Updated on June 04, 2022

Comments

  • Massimo
    Massimo almost 2 years

    I'm writing some SQL code that needs to be executed when rows are inserted in a database table, so I'm using an AFTER INSERT trigger; the code is quite complex, thus there could still be some bugs around.

    I've discovered that, if an error happens when executing a trigger, SQL Server aborts the batch and/or the whole transaction. This is not acceptable for me, because it causes problems to the main application that uses the database; I also don't have the source code for that application, so I can't perform proper debugging on it. I absolutely need all database actions to succeed, even if my trigger fails.

    How can I code my trigger so that, should an error happen, SQL Server will not abort the INSERT action?

    Additionally, how can I perform proper error handling so that I can actually know the trigger has failed? Sending an email with the error data would be ok for me (the trigger's main purpose is actually sending emails), but how do I detect an error condition in a trigger and react to it?


    Edit:

    Thanks for the tips about optimizing performance by using something else than a trigger, but this code is not "complex" in the sense that it's long-running or performance intensive; it simply builds and sends a mail message, but in order to do so, it must retrieve data from various linked tables, and since I am reverse-engineering this application, I don't have the database schema available and am still trying to find my way around it; this is why conversion errors or unexpected/null values can still creep up, crashing the trigger execution.

    Also, as stated above, I absolutely can't perform debugging on the application itself, nor modify it to do what I need in the application layer; the only way to react to an application event is by firing a database trigger when the application writes to the DB that something has just heppened.

    • Nikola Markovinović
      Nikola Markovinović almost 12 years
      You might use TRY ... CATCH inside trigger to ignore, but log errors.
    • Damien_The_Unbeliever
      Damien_The_Unbeliever almost 12 years
      You don't have the schema available? What does this mean? Surely you're able to inspect the tables/columns (if not, how have you even started this task?)
    • Massimo
      Massimo almost 12 years
      I mean, there's no documentation at all; I have to find on my own what the database structure is.
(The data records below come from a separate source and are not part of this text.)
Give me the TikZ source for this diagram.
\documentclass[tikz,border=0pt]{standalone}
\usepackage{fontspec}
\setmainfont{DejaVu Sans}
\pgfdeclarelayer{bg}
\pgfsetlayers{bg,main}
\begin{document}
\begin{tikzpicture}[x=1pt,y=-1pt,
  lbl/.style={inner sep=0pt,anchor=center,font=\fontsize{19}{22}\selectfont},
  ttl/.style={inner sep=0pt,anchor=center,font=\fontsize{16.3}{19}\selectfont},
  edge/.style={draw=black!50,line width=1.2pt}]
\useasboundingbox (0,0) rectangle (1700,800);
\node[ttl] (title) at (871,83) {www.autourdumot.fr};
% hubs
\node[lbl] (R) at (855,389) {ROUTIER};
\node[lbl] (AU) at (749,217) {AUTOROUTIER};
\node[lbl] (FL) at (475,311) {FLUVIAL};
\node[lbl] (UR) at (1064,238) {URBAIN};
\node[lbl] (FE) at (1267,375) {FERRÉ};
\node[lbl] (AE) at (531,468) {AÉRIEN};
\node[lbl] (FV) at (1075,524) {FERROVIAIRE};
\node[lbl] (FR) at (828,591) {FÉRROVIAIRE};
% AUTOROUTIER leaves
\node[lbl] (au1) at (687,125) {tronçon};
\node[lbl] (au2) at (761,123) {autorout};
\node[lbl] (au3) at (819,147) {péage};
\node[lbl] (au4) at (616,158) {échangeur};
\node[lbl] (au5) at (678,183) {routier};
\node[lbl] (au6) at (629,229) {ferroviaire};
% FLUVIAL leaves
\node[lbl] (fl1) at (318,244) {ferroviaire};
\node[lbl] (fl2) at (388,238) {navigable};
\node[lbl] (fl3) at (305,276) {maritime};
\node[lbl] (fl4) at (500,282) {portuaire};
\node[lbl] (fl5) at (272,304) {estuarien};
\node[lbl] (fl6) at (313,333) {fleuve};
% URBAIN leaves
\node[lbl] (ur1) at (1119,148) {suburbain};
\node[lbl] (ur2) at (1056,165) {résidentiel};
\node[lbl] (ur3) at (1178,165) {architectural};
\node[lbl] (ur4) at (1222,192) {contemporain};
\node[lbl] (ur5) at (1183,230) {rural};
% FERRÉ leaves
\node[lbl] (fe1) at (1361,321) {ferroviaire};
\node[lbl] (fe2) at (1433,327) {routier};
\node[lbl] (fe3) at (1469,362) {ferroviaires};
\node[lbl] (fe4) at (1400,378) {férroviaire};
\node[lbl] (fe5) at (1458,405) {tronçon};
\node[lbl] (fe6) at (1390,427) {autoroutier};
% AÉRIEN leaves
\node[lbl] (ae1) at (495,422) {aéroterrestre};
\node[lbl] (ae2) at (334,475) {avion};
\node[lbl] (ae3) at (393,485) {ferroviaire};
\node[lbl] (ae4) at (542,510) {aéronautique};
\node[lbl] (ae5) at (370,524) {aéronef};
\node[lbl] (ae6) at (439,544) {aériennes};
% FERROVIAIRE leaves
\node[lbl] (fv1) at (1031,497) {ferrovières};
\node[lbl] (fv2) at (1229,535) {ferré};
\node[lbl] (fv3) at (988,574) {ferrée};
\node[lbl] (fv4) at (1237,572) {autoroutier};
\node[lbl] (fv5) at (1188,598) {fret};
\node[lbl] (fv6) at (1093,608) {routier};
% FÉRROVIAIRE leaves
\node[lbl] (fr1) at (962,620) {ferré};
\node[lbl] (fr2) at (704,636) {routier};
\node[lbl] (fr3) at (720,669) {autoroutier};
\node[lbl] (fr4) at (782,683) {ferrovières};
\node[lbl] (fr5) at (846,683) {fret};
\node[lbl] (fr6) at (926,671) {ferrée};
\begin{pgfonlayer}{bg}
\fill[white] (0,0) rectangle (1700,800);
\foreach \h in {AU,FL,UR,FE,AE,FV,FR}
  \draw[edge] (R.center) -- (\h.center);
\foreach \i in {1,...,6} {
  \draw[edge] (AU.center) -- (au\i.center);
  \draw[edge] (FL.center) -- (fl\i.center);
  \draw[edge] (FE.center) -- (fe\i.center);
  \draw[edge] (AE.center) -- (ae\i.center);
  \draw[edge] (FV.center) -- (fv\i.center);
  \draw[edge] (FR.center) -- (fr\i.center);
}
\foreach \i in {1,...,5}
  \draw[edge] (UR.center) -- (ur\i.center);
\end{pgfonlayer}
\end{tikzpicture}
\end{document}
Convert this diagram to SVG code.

And it's quite a mess (I've tried diagramming it, and it was painful).
  • Massimo
    Massimo almost 12 years
    I can only debug the trigger when it gets called from the application with real data... but then, I'm not there with a debugger. This is why I need a way for it to handle the errors on its own (and notify me so that I can fix them).
  • Tony Hopkinson
    Tony Hopkinson almost 12 years
    So your only real option is try catch round the trigger code, log, and then swallow. Followed of course by close eyes tight while praying loud an often. If it fails, there will be an exception it should appear in some log somewhere, unless someone esle has done try catch swallow of course. It's up to you, but I'd set up a test environment as in a copy of the database with the trigger, and then try and break it, rather than cross my fingers and hope nothing else does. Crossing my fingers has never worked for me, not once.